O Embolex, um dos mais consistentes grupos entre os que deram início à cena de live images no Brasil, se apresenta no ON_OFF em sua formação mais recente, com os integrantes Fernão Ciampa, Sylvio Ekman, Erico Theobaldo, Cristian Bueno e Pedro Angeli. O projeto de documentário televisivo Are We Doing Right? é produzido pela Maria Farinha Filmes, tendo como diretores Julio Mattos, Coraci Roriz e Juliana Borges.
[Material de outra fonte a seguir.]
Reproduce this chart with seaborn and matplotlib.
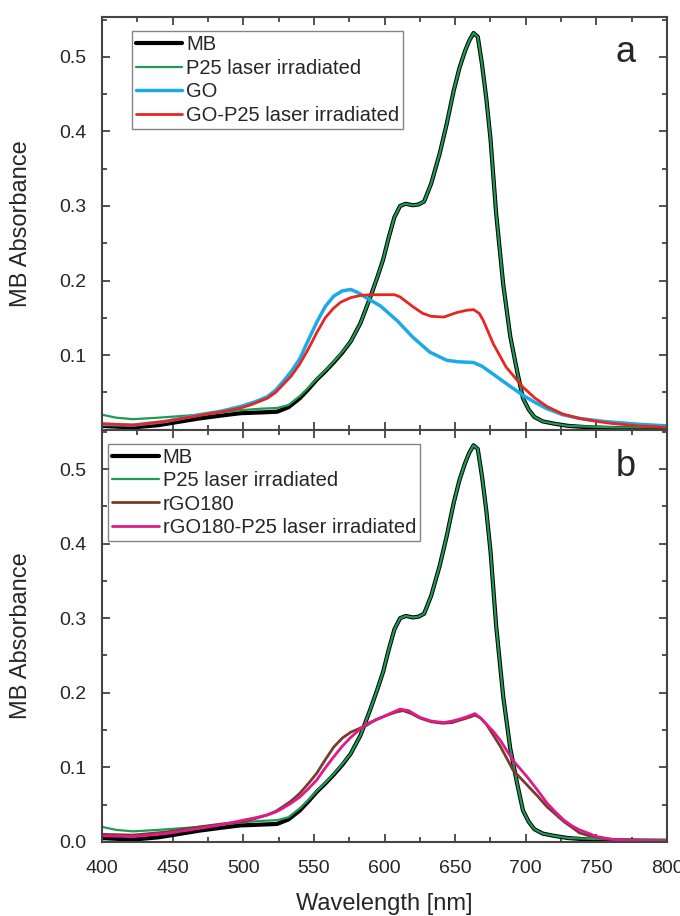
import numpy as np
import pandas as pd
import matplotlib
matplotlib.use("Agg")
import matplotlib.pyplot as plt
from matplotlib.ticker import MultipleLocator
import seaborn as sns

sns.set_style("ticks")
plt.rcParams['font.family'] = ['Liberation Sans', 'DejaVu Sans']

# ---- data (wavelength in nm, absorbance) ----
wl_mb = [400, 410, 422, 440, 469, 485, 498, 512, 524, 532, 540, 546, 552, 558, 564, 570,
         576, 583, 590, 595, 599, 603, 607, 611, 615, 620, 624, 628, 633, 639, 644, 649,
         653, 657, 660, 663, 666, 669, 672, 675, 679, 684, 689, 694, 698, 702, 706, 712,
         720, 730, 745, 765, 800]
mb = [0.005, 0.004, 0.003, 0.006, 0.015, 0.019, 0.022, 0.023, 0.024, 0.030, 0.042, 0.054,
      0.067, 0.078, 0.090, 0.103, 0.118, 0.143, 0.178, 0.205, 0.228, 0.258, 0.285, 0.300,
      0.303, 0.301, 0.302, 0.306, 0.330, 0.370, 0.410, 0.455, 0.485, 0.508, 0.522, 0.532,
      0.527, 0.490, 0.445, 0.390, 0.290, 0.195, 0.125, 0.077, 0.042, 0.027, 0.017, 0.011,
      0.008, 0.005, 0.003, 0.002, 0.001]
p25 = [0.020, 0.016, 0.014, 0.016, 0.020, 0.023, 0.026, 0.028, 0.029, 0.033, 0.045, 0.056,
       0.068, 0.079, 0.091, 0.104, 0.118, 0.143, 0.178, 0.205, 0.228, 0.258, 0.285, 0.300,
       0.303, 0.301, 0.302, 0.306, 0.330, 0.370, 0.410, 0.455, 0.485, 0.508, 0.522, 0.532,
       0.527, 0.490, 0.445, 0.390, 0.290, 0.195, 0.125, 0.077, 0.042, 0.027, 0.017, 0.011,
       0.008, 0.005, 0.004, 0.003, 0.003]

wl_go = [400, 422, 445, 469, 485, 498, 508, 517, 523, 528, 534, 540, 546, 552, 558, 564,
         570, 576, 581, 587, 597, 609, 620, 632, 644, 652, 663, 669, 675, 686, 698, 707,
         715, 726, 738, 755, 781, 800]
go = [0.007, 0.006, 0.011, 0.020, 0.025, 0.031, 0.037, 0.044, 0.053, 0.064, 0.078, 0.095,
      0.120, 0.144, 0.165, 0.179, 0.186, 0.188, 0.184, 0.177, 0.166, 0.146, 0.124, 0.104,
      0.093, 0.091, 0.090, 0.085, 0.077, 0.062, 0.046, 0.036, 0.028, 0.020, 0.015, 0.011,
      0.007, 0.005]

wl_gop = [400, 422, 445, 469, 485, 498, 505, 517, 523, 528, 534, 540, 546, 552, 558, 564,
          569, 576, 583, 590, 600, 607, 611, 620, 627, 633, 642, 651, 658, 663, 667, 670,
          677, 686, 698, 706, 715, 726, 738, 750, 762, 780, 800]
go_p25 = [0.008, 0.006, 0.011, 0.019, 0.024, 0.029, 0.033, 0.042, 0.050, 0.060, 0.072, 0.088,
          0.108, 0.130, 0.150, 0.163, 0.171, 0.177, 0.180, 0.181, 0.181, 0.181, 0.178, 0.165,
          0.156, 0.152, 0.151, 0.157, 0.160, 0.161, 0.156, 0.146, 0.115, 0.084, 0.057, 0.043,
          0.031, 0.021, 0.015, 0.011, 0.008, 0.005, 0.003]

wl_rgo = [400, 422, 445, 469, 485, 500, 508, 517, 523, 528, 534, 540, 546, 552, 558, 564,
          570, 576, 587, 594, 602, 608, 613, 619, 625, 633, 641, 648, 653, 660, 664, 668,
          672, 677, 682, 691, 701, 708, 715, 721, 727, 733, 738, 745, 757, 770, 800]
rgo = [0.010, 0.009, 0.013, 0.020, 0.024, 0.027, 0.031, 0.036, 0.041, 0.047, 0.055, 0.065,
       0.078, 0.092, 0.110, 0.127, 0.139, 0.147, 0.156, 0.164, 0.170, 0.174, 0.176, 0.172,
       0.166, 0.161, 0.159, 0.160, 0.163, 0.167, 0.170, 0.166, 0.158, 0.143, 0.128, 0.096,
       0.076, 0.062, 0.047, 0.037, 0.027, 0.019, 0.012, 0.008, 0.004, 0.002, 0.001]

wl_rgop = [400, 422, 445, 469, 485, 500, 508, 517, 523, 528, 534, 540, 546, 552, 558, 564,
           570, 576, 582, 587, 592, 597, 605, 611, 617, 625, 633, 642, 648, 654, 660, 664,
           668, 672, 677, 682, 691, 701, 708, 715, 721, 727, 733, 738, 745, 750, 762, 780, 800]
rgo_p25 = [0.008, 0.007, 0.011, 0.018, 0.023, 0.029, 0.032, 0.036, 0.040, 0.045, 0.052, 0.060,
           0.071, 0.083, 0.099, 0.114, 0.128, 0.140, 0.150, 0.158, 0.162, 0.166, 0.173, 0.178,
           0.176, 0.167, 0.162, 0.160, 0.162, 0.165, 0.169, 0.172, 0.166, 0.158, 0.148, 0.136,
           0.109, 0.087, 0.070, 0.052, 0.040, 0.029, 0.021, 0.016, 0.011, 0.007, 0.003, 0.002,
           0.001]

fig, (ax1, ax2) = plt.subplots(2, 1, figsize=(6.8, 9.16), dpi=100, sharex=True)
fig.subplots_adjust(left=0.15, right=0.981, top=0.981, bottom=0.081, hspace=0.0)

c_mb, c_p25 = 'black', '#1e9a55'

# panel a
sns.lineplot(x=wl_mb, y=mb, ax=ax1, color=c_mb, lw=3.0, label='MB')
sns.lineplot(x=wl_mb, y=p25, ax=ax1, color=c_p25, lw=1.6, label='P25 laser irradiated')
sns.lineplot(x=wl_go, y=go, ax=ax1, color='#1ca9ea', lw=2.5, label='GO')
sns.lineplot(x=wl_gop, y=go_p25, ax=ax1, color='#e8251f', lw=2.0, label='GO-P25 laser irradiated')

# panel b
sns.lineplot(x=wl_mb, y=mb, ax=ax2, color=c_mb, lw=3.0, label='MB')
sns.lineplot(x=wl_mb, y=p25, ax=ax2, color=c_p25, lw=1.6, label='P25 laser irradiated')
sns.lineplot(x=wl_rgo, y=rgo, ax=ax2, color='#7a3b2c', lw=2.0, label='rGO180')
sns.lineplot(x=wl_rgop, y=rgo_p25, ax=ax2, color='#e0198c', lw=2.0, label='rGO180-P25 laser irradiated')

for ax in (ax1, ax2):
    ax.set_xlim(400, 800)
    ax.set_ylim(0.0, 0.553)
    ax.xaxis.set_major_locator(MultipleLocator(50))
    ax.xaxis.set_minor_locator(MultipleLocator(25))
    ax.yaxis.set_major_locator(MultipleLocator(0.1))
    ax.yaxis.set_minor_locator(MultipleLocator(0.05))
    ax.tick_params(which='both', direction='in', top=True, right=True, labelsize=14,
                   color='#333333', width=1.2)
    ax.tick_params(axis='y', pad=11)
    ax.tick_params(axis='x', pad=13)
    ax.tick_params(which='major', length=6)
    ax.tick_params(which='minor', length=3.5)
    for s in ax.spines.values():
        s.set_color('#444444')
        s.set_linewidth(1.5)
    ax.set_ylabel('MB Absorbance', fontsize=17)
    ax.yaxis.set_label_coords(-0.124, 0.5)

ax1.set_yticks([0.1, 0.2, 0.3, 0.4, 0.5])
ax1.set_yticklabels(['0.1', '0.2', '0.3', '0.4', '0.5'])
ax2.set_yticks([0.0, 0.1, 0.2, 0.3, 0.4, 0.5])
ax2.set_yticklabels(['0.0', '0.1', '0.2', '0.3', '0.4', '0.5'])
ax1.tick_params(labelbottom=False)
ax2.set_xlabel('Wavelength [nm]', fontsize=17)
ax2.xaxis.set_label_coords(0.5, -0.125)

leg_kw = dict(fontsize=14.5, frameon=True, fancybox=False, handlelength=2.3,
              handletextpad=0.2, labelspacing=0.22, borderpad=0.2, borderaxespad=0.0)
l1 = ax1.legend(loc='upper left', bbox_to_anchor=(0.053, 0.966), **leg_kw)
l2 = ax2.legend(loc='upper left', bbox_to_anchor=(0.011, 0.966), **leg_kw)
for lg in (l1, l2):
    lg.get_frame().set_edgecolor('#666666')
    lg.get_frame().set_linewidth(1.0)

ax1.text(0.927, 0.915, 'a', transform=ax1.transAxes, fontsize=26, ha='center', va='center')
ax2.text(0.927, 0.91, 'b', transform=ax2.transAxes, fontsize=26, ha='center', va='center')

fig.savefig('out.png', dpi=100)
KAPSULA ZERO! – ATTRAKTOR ZEROS [PROJETO INÉDITO, CRIADO PARA O ON_OFF] (BRASIL)
20 de julho . 20h00
A performance se enquadra na vertente do teatro eletrônico-sensorial concebido coletivamente pelo grupo recém-criado Attraktor Zeros, que emprega personagens virtuais e reais em ações que não se limitam ao espaço da apresentação. Através de processos de ocupação e intervenção na cidade e na web (em transmissões ao vivo da rua para o espaço da apresentação), o grupo propõe jogos, cenas e situações realizadas em rede, criando intervenções em contínua transformação-improvisação, mixando conteúdos da hiperficção e da cidade. Segundo os Attraktor Zeros, é “o virtual e o urbano em curto-circuito ‘hacker’, constantemente hibridizados no entrelaçamento de corpos-máquinas e o instante presente”.
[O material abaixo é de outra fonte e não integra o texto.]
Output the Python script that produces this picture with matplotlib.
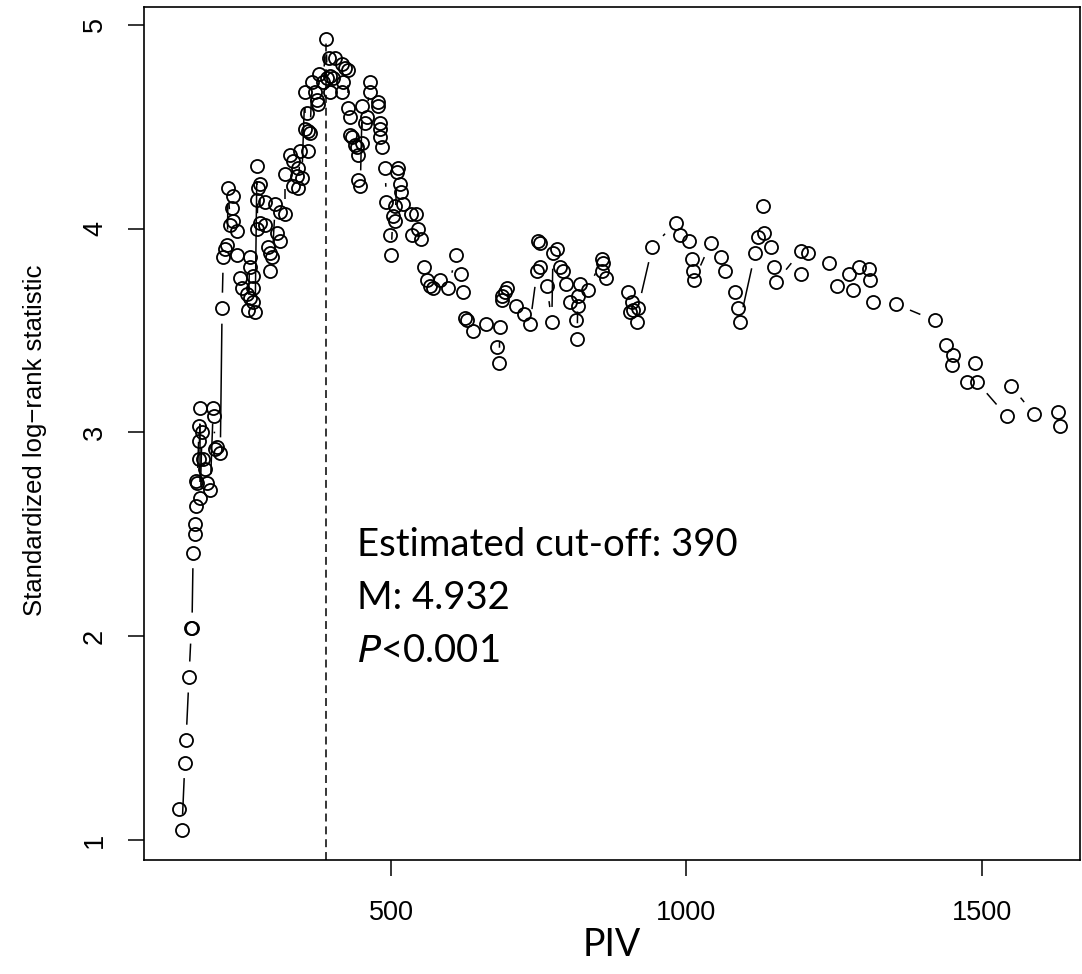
import matplotlib
matplotlib.use('Agg')
import matplotlib.pyplot as plt
import numpy as np

# cut-off values (PIV) and standardized log-rank statistics
piv = [141, 146, 151, 153, 158, 162, 163, 165, 168, 168, 170, 170, 172, 175, 175, 175,
       177, 177, 180, 182, 185, 189, 194, 199, 200, 202, 206, 211,
       214, 216, 219, 223, 224, 228, 231, 233, 233, 239, 239, 244, 248, 256, 258, 261,
       261, 261, 266, 266, 266, 270, 273, 273, 273, 275, 278, 278, 287, 287, 292, 295,
       295, 299, 304, 307, 312, 312, 321,
       321, 329, 334, 334, 341, 343, 343, 346, 349, 354, 354, 358, 360, 360, 363, 366,
       371, 375, 377, 378, 385, 390, 392, 395, 397, 397, 402, 405, 417, 417, 419, 422,
       427, 427, 431, 431, 434, 439, 442, 444, 444, 448, 451, 451, 456, 459, 464, 464,
       478, 478, 481, 481, 481, 485,
       490, 492, 498, 500, 503, 507, 507, 510, 512, 515, 517, 520, 534, 535, 542, 546,
       551, 556, 561, 566, 571, 583, 597, 610, 619, 622, 625, 628, 639, 661, 679, 683,
       684, 688, 688, 693, 697, 711, 725, 735,
       747, 748, 752, 752, 764, 772, 774, 781, 786, 791, 796, 803, 813, 815, 816, 816,
       820, 833, 857, 857, 859, 864, 901, 905, 908, 910, 916, 918, 942, 982, 989, 1004,
       1009, 1011, 1013, 1041, 1058, 1065, 1082, 1087, 1090, 1116, 1121, 1130, 1131,
       1143, 1148, 1152,
       1194, 1194, 1206, 1241, 1255, 1275, 1282, 1292, 1309, 1311, 1316, 1354, 1420,
       1440, 1449, 1451, 1475, 1488, 1491, 1542, 1549, 1588, 1628, 1632]
stat = [1.15, 1.05, 1.38, 1.49, 1.80, 2.04, 2.04, 2.41, 2.50, 2.55, 2.64, 2.76, 2.75, 3.03, 2.96, 2.87,
        3.12, 2.68, 3.00, 2.87, 2.82, 2.75, 2.72, 3.12, 3.08, 2.92, 2.93, 2.90,
        3.61, 3.86, 3.90, 3.92, 4.20, 4.02, 4.10, 4.16, 4.04, 3.99, 3.87, 3.76, 3.71, 3.68, 3.60, 3.86,
        3.81, 3.66, 3.77, 3.71, 3.64, 3.59, 4.31, 4.14, 4.00, 4.20, 4.22, 4.03, 4.13, 4.02, 3.91, 3.88,
        3.79, 3.86, 4.12, 3.98, 4.08, 3.94, 4.07,
        4.27, 4.36, 4.33, 4.21, 4.26, 4.30, 4.20, 4.38, 4.25, 4.67, 4.49, 4.57, 4.48, 4.38, 4.47, 4.72,
        4.67, 4.63, 4.61, 4.76, 4.72, 4.932, 4.74, 4.84, 4.75, 4.67, 4.74, 4.84, 4.81, 4.67, 4.72, 4.79,
        4.78, 4.59, 4.55, 4.46, 4.45, 4.41, 4.40, 4.36, 4.24, 4.21, 4.60, 4.42, 4.52, 4.55, 4.72, 4.67,
        4.62, 4.60, 4.52, 4.49, 4.45, 4.40,
        4.30, 4.13, 3.97, 3.87, 4.06, 4.11, 4.04, 4.28, 4.30, 4.22, 4.18, 4.12, 4.07, 3.97, 4.07, 4.00,
        3.95, 3.81, 3.75, 3.72, 3.71, 3.75, 3.71, 3.87, 3.78, 3.69, 3.56, 3.55, 3.50, 3.53, 3.42, 3.34,
        3.52, 3.67, 3.65, 3.69, 3.71, 3.62, 3.58, 3.53,
        3.79, 3.94, 3.93, 3.81, 3.72, 3.54, 3.88, 3.90, 3.81, 3.79, 3.73, 3.64, 3.55, 3.46, 3.67, 3.62,
        3.73, 3.70, 3.85, 3.79, 3.83, 3.76, 3.69, 3.59, 3.64, 3.60, 3.54, 3.61, 3.91, 4.03, 3.97, 3.94,
        3.85, 3.79, 3.75, 3.93, 3.86, 3.79, 3.69, 3.61, 3.54, 3.88, 3.96, 4.11, 3.98,
        3.91, 3.81, 3.74,
        3.89, 3.78, 3.88, 3.83, 3.72, 3.78, 3.70, 3.81, 3.80, 3.75, 3.64, 3.63, 3.55,
        3.43, 3.33, 3.38, 3.25, 3.34, 3.25, 3.08, 3.23, 3.09, 3.10, 3.03]

cutoff = 390
m_stat = 4.932
x_ticks = [500, 1000, 1500]
y_ticks = [1, 2, 3, 4, 5]

W, H = 1082, 974
fig = plt.figure(figsize=(W / 100, H / 100), dpi=100)
ax = fig.add_axes([143.5 / W, 1 - 860 / H, 936.5 / W, 853 / H])
ax.set_xlim(81, 1666)
ax.set_ylim(0.902, 5.088)

order = np.argsort(piv, kind='stable')
x = np.asarray(piv, float)[order]
y = np.asarray(stat, float)[order]

# R type="b": segments between points, cut short near each circle
gap = 15.5
pts = ax.transData.transform(np.column_stack([x, y]))
inv = ax.transData.inverted()
for p1, p2 in zip(pts[:-1], pts[1:]):
    d = np.hypot(*(p2 - p1))
    if d <= 2 * gap:
        continue
    u = (p2 - p1) / d
    seg = inv.transform(np.array([p1 + u * gap, p2 - u * gap]))
    ax.plot(seg[:, 0], seg[:, 1], color='black', lw=1.1, solid_capstyle='butt')

ax.plot(x, y, 'o', ms=9.4, mfc='none', mec='black', mew=1.3, ls='none')

# estimated cut-off
ax.plot([cutoff, cutoff], [0.902, m_stat], color='black', lw=1.1, dashes=(5.2, 3.2))

ann_font = 'Lato'
ax.text(442, 2.45, 'Estimated cut-off: %d' % cutoff, fontsize=27.6, family=ann_font, va='center', ha='left')
ax.text(442, 2.19, 'M: %.3f' % m_stat, fontsize=27.6, family=ann_font, va='center', ha='left')
ax.text(442, 1.93, r'$\it{P}$<0.001', fontsize=27.6, family=ann_font, va='center', ha='left')

ax.set_xticks(x_ticks)
ax.set_yticks(y_ticks)
ax.tick_params(direction='out', length=11.5, width=1.1, labelsize=19.5)
ax.tick_params(axis='x', pad=17)
ax.tick_params(axis='y', pad=14)
for lab in ax.get_xticklabels() + ax.get_yticklabels():
    lab.set_family('Liberation Sans')
for lab in ax.get_yticklabels():
    lab.set_rotation(90)
    lab.set_va('center')
for s in ax.spines.values():
    s.set_linewidth(1.2)

ax.set_ylabel('Standardized log\u2212rank statistic', fontsize=18.5, family='Liberation Sans')
ax.yaxis.set_label_coords(35 / W, (974 - 440) / H, transform=fig.transFigure)
ax.yaxis.label.set_va('center')
ax.set_xlabel('PIV', fontsize=27, family=ann_font)
ax.xaxis.set_label_coords(612 / W, 1 - 945 / H, transform=fig.transFigure)
ax.xaxis.label.set_va('center')

fig.savefig('out.png', dpi=100)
Attraktor Zeros é formado por Pedro Paulo Rocha, Marcela Lucatelli, Wilson Sukorski, Caleb Mascarenhas, Rita Wu, Paulo inFluxus, Juliana Galdino, Roberto Alvim, Lirinha e Paloma Kliss.
BRAUN TUBE JAZZ BAND – EI WADA (JAPÃO)
21 de julho . 20h00
É uma performance-instalação na qual o artista produz sonoridades e ritmos ao tocar as telas de TVs de tubo (conhecidas em vários países através da marca Braun). O som acontece por meio de sensores óticos, manipulação de fitas VHS e, sobretudo, através dos campos eletromagnéticos produzidos entre as telas e as suas mãos. Como instrumentos de percussão ou na forma de um teremim improvisado, Ei Wada utiliza as TVs de forma inesperada, criando uma sequência rítmica contagiante, que é também um comentário bem-humorado sobre a crescente obsolescência em torno dos meios audiovisuais nas últimas décadas.